▸ **Request**: Select and copy out every line in the records containing "with".

▸ **Provided material**:
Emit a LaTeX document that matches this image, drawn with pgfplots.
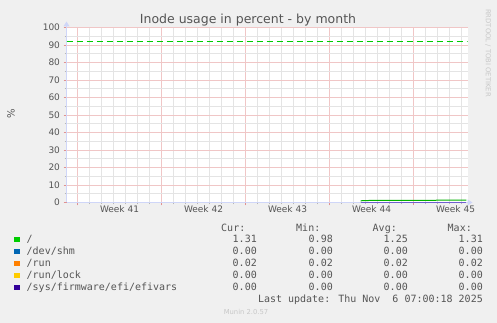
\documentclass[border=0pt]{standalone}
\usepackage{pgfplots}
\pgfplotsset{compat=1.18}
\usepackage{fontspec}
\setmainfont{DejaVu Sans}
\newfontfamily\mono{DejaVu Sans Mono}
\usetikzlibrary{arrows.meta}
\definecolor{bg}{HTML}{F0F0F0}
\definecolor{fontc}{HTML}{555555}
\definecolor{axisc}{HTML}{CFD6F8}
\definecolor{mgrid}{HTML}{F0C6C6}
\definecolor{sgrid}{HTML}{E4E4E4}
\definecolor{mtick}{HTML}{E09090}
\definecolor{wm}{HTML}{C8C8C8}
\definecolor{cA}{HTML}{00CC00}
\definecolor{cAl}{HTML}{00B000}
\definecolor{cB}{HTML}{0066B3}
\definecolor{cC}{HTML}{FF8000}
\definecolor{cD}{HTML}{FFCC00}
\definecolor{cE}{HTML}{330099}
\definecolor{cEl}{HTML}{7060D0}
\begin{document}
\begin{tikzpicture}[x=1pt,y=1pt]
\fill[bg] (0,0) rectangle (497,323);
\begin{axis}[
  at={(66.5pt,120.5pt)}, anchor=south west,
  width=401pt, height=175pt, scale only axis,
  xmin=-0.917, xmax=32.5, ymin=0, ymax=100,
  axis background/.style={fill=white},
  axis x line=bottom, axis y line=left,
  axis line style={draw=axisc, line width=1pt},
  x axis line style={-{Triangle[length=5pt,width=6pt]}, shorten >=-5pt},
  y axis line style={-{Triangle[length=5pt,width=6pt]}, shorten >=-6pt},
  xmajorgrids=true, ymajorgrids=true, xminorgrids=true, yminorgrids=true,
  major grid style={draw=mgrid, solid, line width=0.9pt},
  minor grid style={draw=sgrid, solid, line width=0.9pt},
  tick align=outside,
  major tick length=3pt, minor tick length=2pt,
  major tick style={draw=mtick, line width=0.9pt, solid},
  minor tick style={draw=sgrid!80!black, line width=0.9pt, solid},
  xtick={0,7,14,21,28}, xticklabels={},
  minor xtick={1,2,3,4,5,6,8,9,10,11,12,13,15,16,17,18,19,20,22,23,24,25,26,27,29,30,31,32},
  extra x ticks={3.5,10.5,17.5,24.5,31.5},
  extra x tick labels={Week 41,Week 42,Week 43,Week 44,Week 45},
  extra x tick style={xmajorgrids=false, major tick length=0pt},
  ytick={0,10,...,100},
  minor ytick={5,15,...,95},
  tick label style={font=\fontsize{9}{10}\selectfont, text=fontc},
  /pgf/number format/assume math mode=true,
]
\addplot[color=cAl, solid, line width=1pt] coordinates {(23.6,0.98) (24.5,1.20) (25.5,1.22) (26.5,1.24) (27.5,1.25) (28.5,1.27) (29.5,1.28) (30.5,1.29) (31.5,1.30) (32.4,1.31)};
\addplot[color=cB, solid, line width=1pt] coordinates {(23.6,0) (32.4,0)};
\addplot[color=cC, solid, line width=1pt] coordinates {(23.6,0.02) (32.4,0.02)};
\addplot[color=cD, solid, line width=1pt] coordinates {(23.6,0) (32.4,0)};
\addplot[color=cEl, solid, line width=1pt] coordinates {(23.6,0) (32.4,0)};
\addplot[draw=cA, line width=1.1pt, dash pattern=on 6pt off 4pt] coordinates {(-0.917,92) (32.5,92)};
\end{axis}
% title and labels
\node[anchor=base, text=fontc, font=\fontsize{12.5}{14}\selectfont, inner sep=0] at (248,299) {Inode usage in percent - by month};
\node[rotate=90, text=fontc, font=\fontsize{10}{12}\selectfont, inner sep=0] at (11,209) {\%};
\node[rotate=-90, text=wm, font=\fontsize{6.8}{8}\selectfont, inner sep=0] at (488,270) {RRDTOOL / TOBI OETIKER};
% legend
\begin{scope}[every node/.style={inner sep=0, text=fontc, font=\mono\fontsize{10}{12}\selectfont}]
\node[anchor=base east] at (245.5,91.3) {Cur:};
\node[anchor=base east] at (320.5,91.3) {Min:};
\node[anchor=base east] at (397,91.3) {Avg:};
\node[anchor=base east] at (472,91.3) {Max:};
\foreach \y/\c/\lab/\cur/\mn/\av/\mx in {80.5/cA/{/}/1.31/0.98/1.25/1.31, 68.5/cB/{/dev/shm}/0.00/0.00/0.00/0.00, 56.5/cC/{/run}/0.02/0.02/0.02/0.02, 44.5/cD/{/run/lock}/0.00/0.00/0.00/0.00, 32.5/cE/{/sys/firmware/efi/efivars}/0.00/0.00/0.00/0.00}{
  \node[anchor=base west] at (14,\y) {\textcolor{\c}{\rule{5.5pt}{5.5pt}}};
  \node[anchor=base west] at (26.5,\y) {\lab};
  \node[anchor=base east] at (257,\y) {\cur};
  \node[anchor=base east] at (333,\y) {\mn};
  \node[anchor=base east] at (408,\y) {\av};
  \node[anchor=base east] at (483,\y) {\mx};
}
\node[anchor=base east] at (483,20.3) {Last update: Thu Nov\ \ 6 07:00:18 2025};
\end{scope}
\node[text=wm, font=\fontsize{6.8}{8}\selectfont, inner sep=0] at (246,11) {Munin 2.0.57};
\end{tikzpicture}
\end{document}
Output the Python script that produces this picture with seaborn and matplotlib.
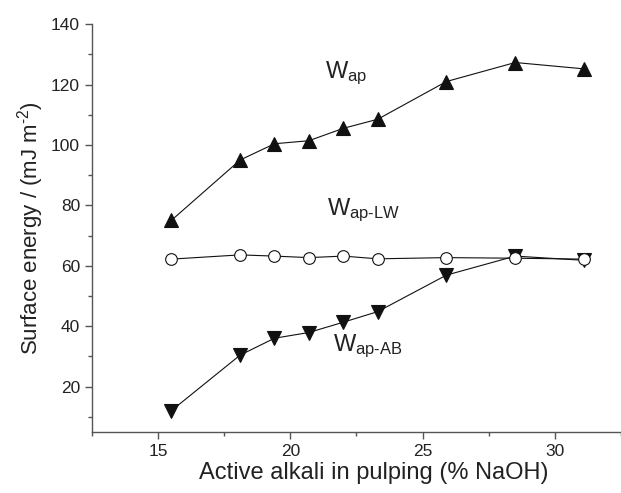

▸ **Solution for this problem**:
Emit a LaTeX document that matches this image, drawn with pgfplots.
Output the Python script that produces this picture with seaborn and matplotlib.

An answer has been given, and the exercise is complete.